CHALLENGE >> Start at the line where "Give me the TikZ source for this diagram." appears and end at the line where "radius=302] -- cycle;" appears; repeat those lines exactly, both ends included, leaving pictures behind.

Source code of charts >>
----
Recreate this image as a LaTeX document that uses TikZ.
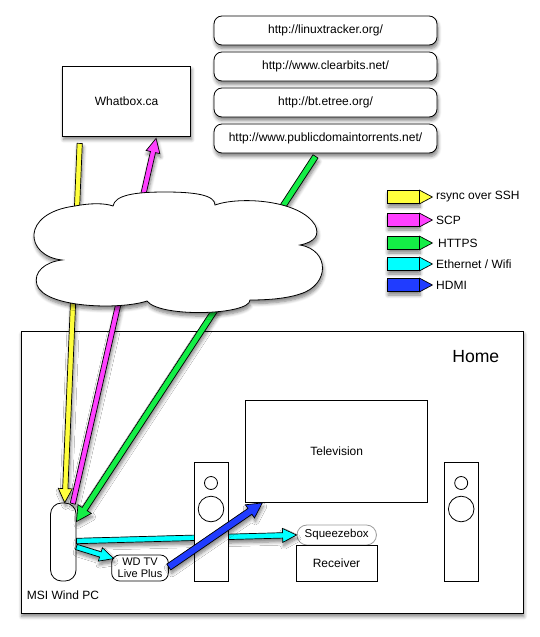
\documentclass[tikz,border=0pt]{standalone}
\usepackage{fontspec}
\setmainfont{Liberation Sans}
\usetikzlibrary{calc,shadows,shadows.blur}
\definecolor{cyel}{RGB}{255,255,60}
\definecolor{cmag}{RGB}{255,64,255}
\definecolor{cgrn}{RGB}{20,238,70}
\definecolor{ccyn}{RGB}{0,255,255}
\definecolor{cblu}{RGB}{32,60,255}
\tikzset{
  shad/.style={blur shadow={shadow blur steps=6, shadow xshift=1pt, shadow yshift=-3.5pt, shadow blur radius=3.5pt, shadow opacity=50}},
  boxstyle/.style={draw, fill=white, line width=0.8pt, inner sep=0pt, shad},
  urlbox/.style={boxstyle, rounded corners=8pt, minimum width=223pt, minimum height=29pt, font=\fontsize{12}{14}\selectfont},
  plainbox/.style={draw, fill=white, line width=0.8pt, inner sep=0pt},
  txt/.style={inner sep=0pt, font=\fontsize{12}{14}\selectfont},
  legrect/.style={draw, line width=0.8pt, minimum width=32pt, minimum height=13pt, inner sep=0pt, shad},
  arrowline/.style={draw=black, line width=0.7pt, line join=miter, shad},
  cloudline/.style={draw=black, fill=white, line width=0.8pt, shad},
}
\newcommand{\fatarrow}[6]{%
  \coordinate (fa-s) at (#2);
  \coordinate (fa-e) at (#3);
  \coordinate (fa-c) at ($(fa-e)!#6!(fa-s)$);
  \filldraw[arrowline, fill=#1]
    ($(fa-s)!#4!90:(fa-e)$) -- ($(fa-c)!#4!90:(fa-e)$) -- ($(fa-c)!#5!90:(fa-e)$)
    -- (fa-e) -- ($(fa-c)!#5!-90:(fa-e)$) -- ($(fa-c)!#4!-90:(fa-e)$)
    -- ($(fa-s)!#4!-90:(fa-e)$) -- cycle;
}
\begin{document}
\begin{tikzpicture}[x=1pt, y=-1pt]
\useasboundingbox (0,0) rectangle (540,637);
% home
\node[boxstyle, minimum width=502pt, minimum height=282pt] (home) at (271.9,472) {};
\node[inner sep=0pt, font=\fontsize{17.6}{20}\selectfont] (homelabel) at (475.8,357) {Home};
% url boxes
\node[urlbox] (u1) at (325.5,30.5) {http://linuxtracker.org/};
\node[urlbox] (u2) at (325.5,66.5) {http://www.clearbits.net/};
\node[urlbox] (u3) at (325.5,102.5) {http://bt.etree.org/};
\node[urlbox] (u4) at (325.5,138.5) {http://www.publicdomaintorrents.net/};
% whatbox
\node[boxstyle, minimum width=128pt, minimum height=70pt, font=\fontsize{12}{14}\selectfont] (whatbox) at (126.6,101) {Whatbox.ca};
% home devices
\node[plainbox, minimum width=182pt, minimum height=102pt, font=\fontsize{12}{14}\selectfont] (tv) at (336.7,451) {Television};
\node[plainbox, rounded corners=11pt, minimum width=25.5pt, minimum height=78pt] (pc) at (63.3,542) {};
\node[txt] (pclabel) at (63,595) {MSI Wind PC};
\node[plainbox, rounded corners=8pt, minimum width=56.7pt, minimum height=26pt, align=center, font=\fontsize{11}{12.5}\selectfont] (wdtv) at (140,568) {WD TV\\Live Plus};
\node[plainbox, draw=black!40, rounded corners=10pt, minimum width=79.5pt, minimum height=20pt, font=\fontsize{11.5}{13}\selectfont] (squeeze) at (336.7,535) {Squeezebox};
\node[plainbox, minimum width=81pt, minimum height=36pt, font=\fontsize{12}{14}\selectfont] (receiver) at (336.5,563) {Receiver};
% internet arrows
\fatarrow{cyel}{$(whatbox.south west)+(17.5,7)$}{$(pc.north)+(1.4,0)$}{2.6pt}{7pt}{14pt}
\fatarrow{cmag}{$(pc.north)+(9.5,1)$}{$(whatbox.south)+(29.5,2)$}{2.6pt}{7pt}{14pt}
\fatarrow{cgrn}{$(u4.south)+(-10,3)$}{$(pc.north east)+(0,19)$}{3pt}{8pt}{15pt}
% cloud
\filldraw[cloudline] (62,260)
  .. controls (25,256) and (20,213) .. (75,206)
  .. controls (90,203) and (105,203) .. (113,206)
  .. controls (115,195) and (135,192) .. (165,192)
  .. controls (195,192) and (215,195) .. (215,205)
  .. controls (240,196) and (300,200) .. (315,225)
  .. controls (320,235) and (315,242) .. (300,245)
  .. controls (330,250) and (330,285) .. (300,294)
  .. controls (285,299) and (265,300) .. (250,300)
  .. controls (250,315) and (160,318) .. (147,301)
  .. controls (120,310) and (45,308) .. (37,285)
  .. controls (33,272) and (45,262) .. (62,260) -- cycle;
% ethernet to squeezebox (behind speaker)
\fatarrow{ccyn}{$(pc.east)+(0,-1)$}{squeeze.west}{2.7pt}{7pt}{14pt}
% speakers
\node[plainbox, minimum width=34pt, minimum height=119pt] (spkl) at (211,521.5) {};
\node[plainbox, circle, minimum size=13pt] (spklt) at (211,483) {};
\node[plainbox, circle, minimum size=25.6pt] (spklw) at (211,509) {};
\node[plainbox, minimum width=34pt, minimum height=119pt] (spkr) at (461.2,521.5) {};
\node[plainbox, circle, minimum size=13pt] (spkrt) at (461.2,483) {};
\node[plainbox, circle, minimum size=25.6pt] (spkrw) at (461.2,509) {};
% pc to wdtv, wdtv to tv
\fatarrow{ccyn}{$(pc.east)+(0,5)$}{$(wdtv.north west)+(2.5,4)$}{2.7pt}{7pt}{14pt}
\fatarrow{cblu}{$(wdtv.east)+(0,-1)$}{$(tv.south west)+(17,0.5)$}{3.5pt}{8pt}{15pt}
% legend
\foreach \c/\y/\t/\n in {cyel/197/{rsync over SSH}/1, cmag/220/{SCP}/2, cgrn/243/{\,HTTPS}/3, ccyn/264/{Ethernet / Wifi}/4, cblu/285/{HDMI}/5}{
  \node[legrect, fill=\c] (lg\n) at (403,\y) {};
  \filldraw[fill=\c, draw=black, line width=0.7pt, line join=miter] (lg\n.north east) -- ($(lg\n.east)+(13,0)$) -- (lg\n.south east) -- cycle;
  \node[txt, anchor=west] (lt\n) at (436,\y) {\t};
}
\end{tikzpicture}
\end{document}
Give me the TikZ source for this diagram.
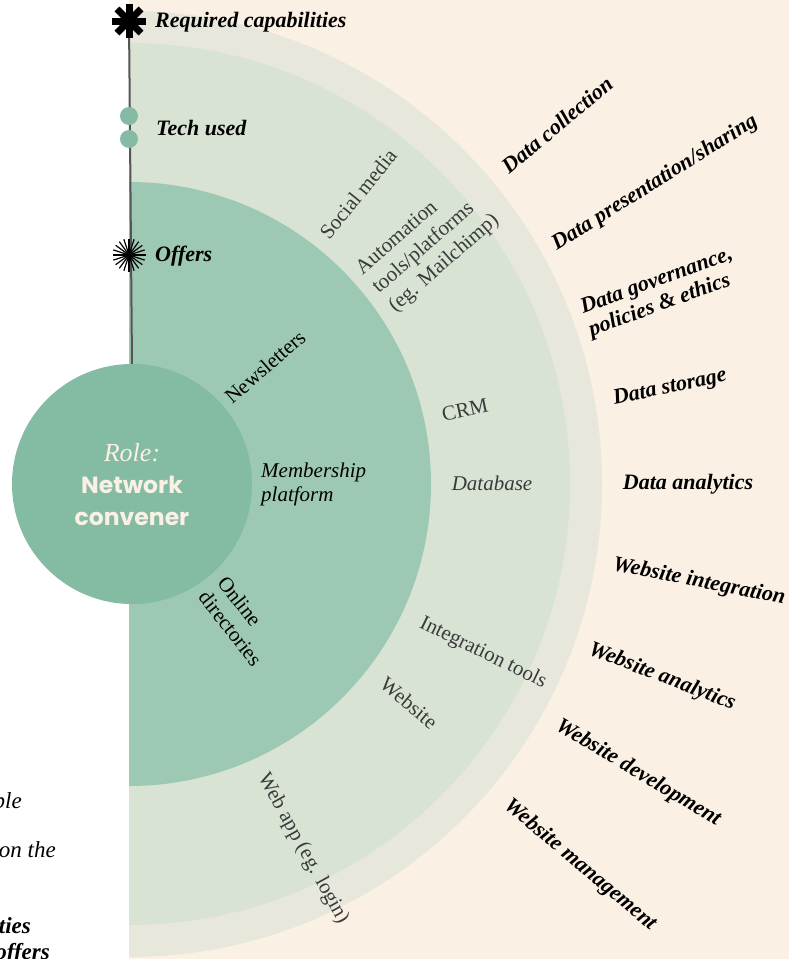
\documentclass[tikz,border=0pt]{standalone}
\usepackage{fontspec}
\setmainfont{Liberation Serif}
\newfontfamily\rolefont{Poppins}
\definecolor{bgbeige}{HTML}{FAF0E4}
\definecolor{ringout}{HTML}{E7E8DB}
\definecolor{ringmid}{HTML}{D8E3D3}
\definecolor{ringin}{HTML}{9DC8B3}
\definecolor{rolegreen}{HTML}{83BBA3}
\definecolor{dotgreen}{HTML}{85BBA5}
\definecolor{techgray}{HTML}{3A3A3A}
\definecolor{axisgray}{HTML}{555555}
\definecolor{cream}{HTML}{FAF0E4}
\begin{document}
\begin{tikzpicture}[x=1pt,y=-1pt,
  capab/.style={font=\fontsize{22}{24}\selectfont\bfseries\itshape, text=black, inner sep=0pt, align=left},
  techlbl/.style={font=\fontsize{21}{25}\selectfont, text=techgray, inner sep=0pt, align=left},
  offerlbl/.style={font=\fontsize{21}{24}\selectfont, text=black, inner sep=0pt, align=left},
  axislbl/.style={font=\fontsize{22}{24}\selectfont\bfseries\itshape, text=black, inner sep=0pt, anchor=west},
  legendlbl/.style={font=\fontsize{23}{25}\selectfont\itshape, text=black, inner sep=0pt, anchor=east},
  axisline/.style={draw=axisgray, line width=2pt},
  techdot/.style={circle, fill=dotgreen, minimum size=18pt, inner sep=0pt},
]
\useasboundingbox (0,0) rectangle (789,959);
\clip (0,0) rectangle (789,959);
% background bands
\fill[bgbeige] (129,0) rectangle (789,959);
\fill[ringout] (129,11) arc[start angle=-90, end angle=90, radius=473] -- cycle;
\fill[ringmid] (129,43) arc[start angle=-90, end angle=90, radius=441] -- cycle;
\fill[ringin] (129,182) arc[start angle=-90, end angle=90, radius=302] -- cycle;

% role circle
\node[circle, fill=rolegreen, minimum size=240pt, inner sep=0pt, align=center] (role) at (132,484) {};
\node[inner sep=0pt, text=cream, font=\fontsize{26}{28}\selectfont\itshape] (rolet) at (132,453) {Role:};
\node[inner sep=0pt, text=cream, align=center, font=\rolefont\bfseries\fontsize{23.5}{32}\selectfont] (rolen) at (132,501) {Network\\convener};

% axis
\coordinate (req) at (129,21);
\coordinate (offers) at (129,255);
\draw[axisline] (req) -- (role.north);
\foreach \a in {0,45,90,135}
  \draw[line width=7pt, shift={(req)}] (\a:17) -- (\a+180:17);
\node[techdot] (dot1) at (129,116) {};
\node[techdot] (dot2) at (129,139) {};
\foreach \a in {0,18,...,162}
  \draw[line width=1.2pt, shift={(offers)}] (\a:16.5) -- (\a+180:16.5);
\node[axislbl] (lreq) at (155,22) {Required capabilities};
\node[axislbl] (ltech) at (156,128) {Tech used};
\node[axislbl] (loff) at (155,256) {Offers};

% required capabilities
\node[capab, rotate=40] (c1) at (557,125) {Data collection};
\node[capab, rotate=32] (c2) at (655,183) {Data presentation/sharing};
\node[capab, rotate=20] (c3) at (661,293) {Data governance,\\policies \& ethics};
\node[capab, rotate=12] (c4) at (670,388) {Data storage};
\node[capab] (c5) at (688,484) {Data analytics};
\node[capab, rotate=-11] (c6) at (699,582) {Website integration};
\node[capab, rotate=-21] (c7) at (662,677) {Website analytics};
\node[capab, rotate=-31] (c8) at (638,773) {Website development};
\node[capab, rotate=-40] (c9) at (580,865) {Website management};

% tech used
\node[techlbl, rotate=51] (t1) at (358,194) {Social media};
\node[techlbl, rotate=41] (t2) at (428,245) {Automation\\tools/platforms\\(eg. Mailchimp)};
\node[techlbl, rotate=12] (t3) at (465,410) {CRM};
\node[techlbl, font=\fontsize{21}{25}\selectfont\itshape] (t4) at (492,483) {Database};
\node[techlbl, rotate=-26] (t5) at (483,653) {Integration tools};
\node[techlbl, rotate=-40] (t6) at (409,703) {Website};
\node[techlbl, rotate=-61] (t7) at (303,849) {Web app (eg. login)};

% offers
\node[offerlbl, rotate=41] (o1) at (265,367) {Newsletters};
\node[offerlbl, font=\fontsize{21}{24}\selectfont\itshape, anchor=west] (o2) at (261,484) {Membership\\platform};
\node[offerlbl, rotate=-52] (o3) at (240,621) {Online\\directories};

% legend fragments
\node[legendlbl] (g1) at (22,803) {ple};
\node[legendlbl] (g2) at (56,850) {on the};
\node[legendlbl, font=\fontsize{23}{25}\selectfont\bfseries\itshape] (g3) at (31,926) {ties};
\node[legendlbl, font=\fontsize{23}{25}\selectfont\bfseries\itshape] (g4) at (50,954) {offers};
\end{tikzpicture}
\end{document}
----
ANSWER IN FULL >>
Give me the TikZ source for this diagram.
\documentclass[tikz,border=0pt]{standalone}
\usepackage{fontspec}
\setmainfont{Liberation Serif}
\newfontfamily\rolefont{Poppins}
\definecolor{bgbeige}{HTML}{FAF0E4}
\definecolor{ringout}{HTML}{E7E8DB}
\definecolor{ringmid}{HTML}{D8E3D3}
\definecolor{ringin}{HTML}{9DC8B3}
\definecolor{rolegreen}{HTML}{83BBA3}
\definecolor{dotgreen}{HTML}{85BBA5}
\definecolor{techgray}{HTML}{3A3A3A}
\definecolor{axisgray}{HTML}{555555}
\definecolor{cream}{HTML}{FAF0E4}
\begin{document}
\begin{tikzpicture}[x=1pt,y=-1pt,
  capab/.style={font=\fontsize{22}{24}\selectfont\bfseries\itshape, text=black, inner sep=0pt, align=left},
  techlbl/.style={font=\fontsize{21}{25}\selectfont, text=techgray, inner sep=0pt, align=left},
  offerlbl/.style={font=\fontsize{21}{24}\selectfont, text=black, inner sep=0pt, align=left},
  axislbl/.style={font=\fontsize{22}{24}\selectfont\bfseries\itshape, text=black, inner sep=0pt, anchor=west},
  legendlbl/.style={font=\fontsize{23}{25}\selectfont\itshape, text=black, inner sep=0pt, anchor=east},
  axisline/.style={draw=axisgray, line width=2pt},
  techdot/.style={circle, fill=dotgreen, minimum size=18pt, inner sep=0pt},
]
\useasboundingbox (0,0) rectangle (789,959);
\clip (0,0) rectangle (789,959);
% background bands
\fill[bgbeige] (129,0) rectangle (789,959);
\fill[ringout] (129,11) arc[start angle=-90, end angle=90, radius=473] -- cycle;
\fill[ringmid] (129,43) arc[start angle=-90, end angle=90, radius=441] -- cycle;
\fill[ringin] (129,182) arc[start angle=-90, end angle=90, radius=302] -- cycle;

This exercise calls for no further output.